So Metallica may or may not have been excessive is their use of a Cease and Desist notice to deter a Canadian covers band from using their logo at it’s show. And it appears that the once brilliant, now bland Thrash titans have made peace with Sandman, citing the actions off an over zealous attorney for the legal action.

I am not here to cast aspersions on the veracity of their claim. I believe them. A band the size of Metallica will have a retainered law firm in each major territory and it’s easy for one of these besuited pitbulls to scent an approval winning case and take an over-enthusiastic, sycophantic step.

Well, that was my first, highly cynical impression. The second, which drifted into my mind just as the original was packing it’s bags for a highly deserved vacation in Boca Raton, was what if Sandman had deliberately flouted intellectual property law to bring themselves to the attention of their idols? There must be hundreds of covers bands throughout the world playing the works of Hetfield and co, but now by deferring the suit against them, only one actually co-signed by Metallica themselves.

Even if the seek no further advantage from this, they have 41 pages of nostalgia and anecdote to rejoice in.
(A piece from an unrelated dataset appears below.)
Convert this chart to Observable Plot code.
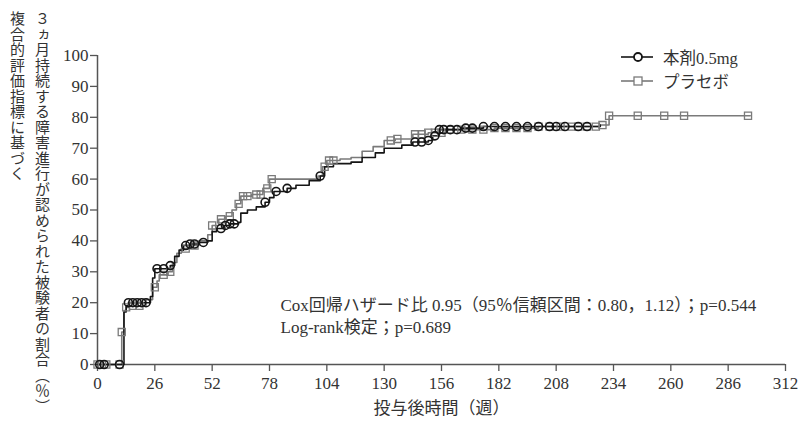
<!DOCTYPE html>
<html><head><meta charset="utf-8">
<script src="https://cdn.jsdelivr.net/npm/d3@7"></script>
<script src="https://cdn.jsdelivr.net/npm/@observablehq/plot@0.6"></script>
<style>
body{margin:0;background:#fff;}
#wrap{position:relative;width:807px;height:421px;overflow:hidden;}
.vl{position:absolute;writing-mode:vertical-rl;font-family:"Noto Sans CJK JP";font-size:15px;letter-spacing:0.5px;color:#333;line-height:1;white-space:nowrap;}
.lg{position:absolute;left:620px;font-family:"Liberation Serif","Noto Sans CJK JP";font-size:16.5px;color:#333;display:flex;align-items:center;height:18px;}
.lg svg{margin-right:9px;}
</style></head><body><div id="wrap"></div>
<script>
// ---- data (week, cumulative % with progression) ----
const drugTimes = [0,11,12,13,14,22,24,25,26,33,35,37,39,42,46,50,52,54,57,60,64,65,68,72,76,78,80,86,90,96,101,103,107,115,120,126,130,138,143,150,152,155,165,175,228];
const drugPct   = [0,0,17,19,20,20,22,28,31,32,35,37,38.5,39,39.5,40,43,44,45,45.5,46,49,50,51,52.5,54,56,57,58,59.5,61,64,65,65.5,67,68.5,70,71,72,72.5,74,76,76.5,77,77.5];
const drugCensor = [1,3,10,14,16,18,20,22,27,30,33,40,42,44,48,56,58,60,62,76,81,86,101,144,147,150,153,155,157,160,163,167,170,175,180,185,190,195,200,205,208,212,218,222];

const placeboTimes = [0,10,11,12,13,14,20,22,25,27,28,32,34,36,38,42,46,50,52,55,58,61,63,65,70,75,78,100,102,104,110,115,120,125,130,135,143,150,158,180,200,228,232,296];
const placeboPct   = [0,0,10.5,17.5,18.5,19,19,21,25,27,29,30,33,36,37.5,38.5,40,42,45,47,48,50,52,54.5,55,57,60,61,64,66,66.5,67,69,70.5,72.5,73,74.5,75,76,76.5,77,77.5,80.5,80.5];
const placeboCensor = [0,2,4,10,11,13,16,19,26,30,33,40,44,52,56,60,64,66,68,72,74,77,79,103,105,107,133,136,144,147,150,153,156,160,165,170,175,180,185,190,195,200,205,210,215,218,222,226,229,232,245,257,266,295];

const xTicks = [0,26,52,78,104,130,156,182,208,234,260,286,312];
const yTicks = [0,10,20,30,40,50,60,70,80,90,100];

const seriesNames = ["本剤0.5mg","プラセボ"];
const xTitle = "投与後時間（週）";
const yTitle1 = "３ヵ月持続する障害進行が認められた被験者の割合（％）";
const yTitle2 = "複合的評価指標に基づく";
const noteLines = ["Cox回帰ハザード比 0.95（95％信頼区間：0.80，1.12）；p=0.544","Log-rank検定；p=0.689"];
const notePos = [{t:83, p:19}, {t:83, p:12}];

// ---- build tables ----
const drug = drugTimes.map((t,i)=>({t, p:drugPct[i]}));
const placebo = placeboTimes.map((t,i)=>({t, p:placeboPct[i]}));
function stepAt(series, t){ let v = series[0].p; for(const d of series){ if(d.t<=t) v=d.p; else break; } return v; }
const drugC = drugCensor.map(t=>({t, p:stepAt(drug,t)}));
const placeboC = placeboCensor.map(t=>({t, p:stepAt(placebo,t)}));
const notes = noteLines.map((s,i)=>({s, ...notePos[i]}));

const cDrug = "#151515", cPla = "#7a7a7a", axC = "#555";

const chart = Plot.plot({
  width:807, height:421, marginLeft:97, marginRight:22, marginTop:55, marginBottom:57,
  style:{fontFamily:"'Liberation Serif','Noto Sans CJK JP'", fontSize:"17px", color:"#333", background:"white"},
  x:{domain:[0,312]},
  y:{domain:[0,100]},
  marks:[
    Plot.axisX({ticks:xTicks, tickSize:7, tickPadding:5, stroke:axC, strokeWidth:1.3, fontSize:17, label:xTitle, labelAnchor:"center", labelArrow:"none", labelOffset:49}),
    Plot.axisY({ticks:yTicks, tickSize:7, tickPadding:2, stroke:axC, strokeWidth:1.3, fontSize:17, label:null}),
    Plot.ruleY([0], {stroke:axC, strokeWidth:1.5}),
    Plot.ruleX([0], {stroke:axC, strokeWidth:1.5}),
    Plot.line(placebo, {x:"t", y:"p", curve:"step-after", stroke:cPla, strokeWidth:1.6}),
    Plot.line(drug, {x:"t", y:"p", curve:"step-after", stroke:cDrug, strokeWidth:1.6}),
    Plot.dot(placeboC, {x:"t", y:"p", symbol:"square", r:4, stroke:cPla, strokeWidth:1.3, fill:"none"}),
    Plot.dot(drugC, {x:"t", y:"p", symbol:"circle", r:4, stroke:cDrug, strokeWidth:1.6, fill:"none"}),
    Plot.text(notes, {x:"t", y:"p", text:"s", textAnchor:"start", fontSize:17, fill:"#333"})
  ]
});
const wrap = document.getElementById("wrap");
wrap.appendChild(chart);

// y title (vertical)
const v1 = document.createElement("div"); v1.className="vl"; v1.textContent=yTitle1; v1.style.left="35px"; v1.style.top="11px"; wrap.appendChild(v1);
const v2 = document.createElement("div"); v2.className="vl"; v2.textContent=yTitle2; v2.style.left="10px"; v2.style.top="11px"; wrap.appendChild(v2);

// legend
function legendRow(name, color, sym, top){
  const d = document.createElement("div"); d.className="lg"; d.style.top=top+"px";
  const mk = sym==="circle"
    ? `<circle cx="18" cy="9" r="4" fill="white" stroke="${color}" stroke-width="1.8"/>`
    : `<rect x="14" y="5" width="8" height="8" fill="white" stroke="${color}" stroke-width="1.3"/>`;
  d.innerHTML = `<svg width="34" height="18"><line x1="1" y1="9" x2="33" y2="9" stroke="${color}" stroke-width="1.6"/>${mk}</svg><span>${name}</span>`;
  wrap.appendChild(d);
}
legendRow(seriesNames[0], cDrug, "circle", 48);
legendRow(seriesNames[1], cPla, "square", 72);
</script></body></html>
It’s ballsy and if they did so I admire them for it. But it does beg the question just how far would you go to make their favourite artist aware of your existence? A female fan once famously posted herself to the home address of 80’s pop star Gary Numan, who then subsequently married her. So extreme actions on this front seem to have positive outcomes.

I once threw my glasses on stage at A Perfect Circle show, hoping that the security would allow me to collect them. But sadly MJK stamped on them with a relish which made me doubt his compassion for those afflicted with myopia.

So, how far would you go, or have gone, to gain access to your favourite musicians?